The central question of our course is how computational linguistics and information visualization can be put to the service of text-based research in the humanities.

This course will bring together students from the humanities who want to learn how technology can change how they do research, and students from information and computer science who want to help design and build the next generation of tools for humanities scholars, with a focus on analysis of written literature.

Students from each discipline will be expected to be open to learning from the other. The course will consist of readings and discussion of research papers as well as analysis and evaluation of existing tools. Students will be expected to contribute to the design, analysis, and/or evaluation of a new software tool for scholarly literature analysis.

Students interested in machine learning and natural language processing (NLP) will have the opportunity to apply those tools to literary analysis problems. Students interested in human-computer interaction (HCI) will have the opportunity to enage with problems of information design and visualization for analysis, search, and navigation.

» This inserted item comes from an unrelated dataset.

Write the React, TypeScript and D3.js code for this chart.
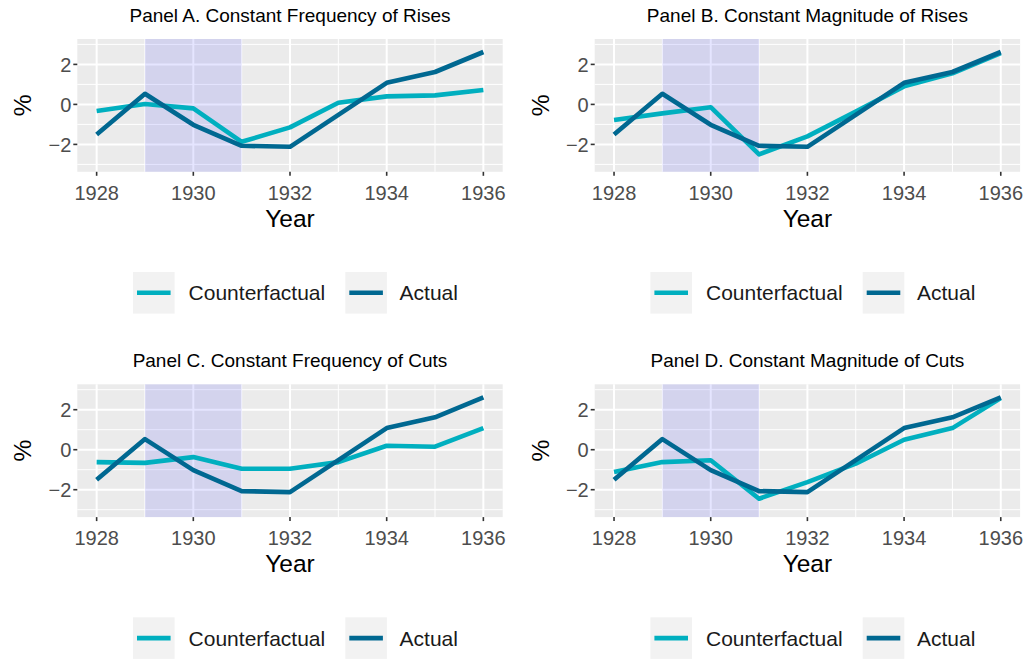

Humanities students should have an open mind and a passion to learn about new techniques.

Units: 3


Text similarity and the vocabulary problem.

Literature scholars and historians are often interested in passages of text with a common thematic or conceptual similarity. So far, the only way for them to find passages of interest is to read their texts closely and mark the passages individually. This is an unreliable and time-consuming process: researchers' moods, recent experiences and states of mind affect what they notice when they read. How can we apply NLP and HCI to make this process faster and more reliable?

Visualization and Analysis

Humanities researchers working on different problems need different kinds of information about their texts. Visualizations of text-based data can provide overviews and perspectives unavailable from reading. However, it's often not enough to simply extract and visualize the information: when building tools, it's important to think about interactions, as well as how the visualization fits into the rest of the scholar's analysis process.

Such questions are central to the design of a helpful visual analytics tool.


Information and computer science students should have experience or backgrounds in some subset of database programming, XML design, graphic design, user interface design, information visualization, natural language processing, machine learning, data mining and/or statistical analysis as well as general programming skills.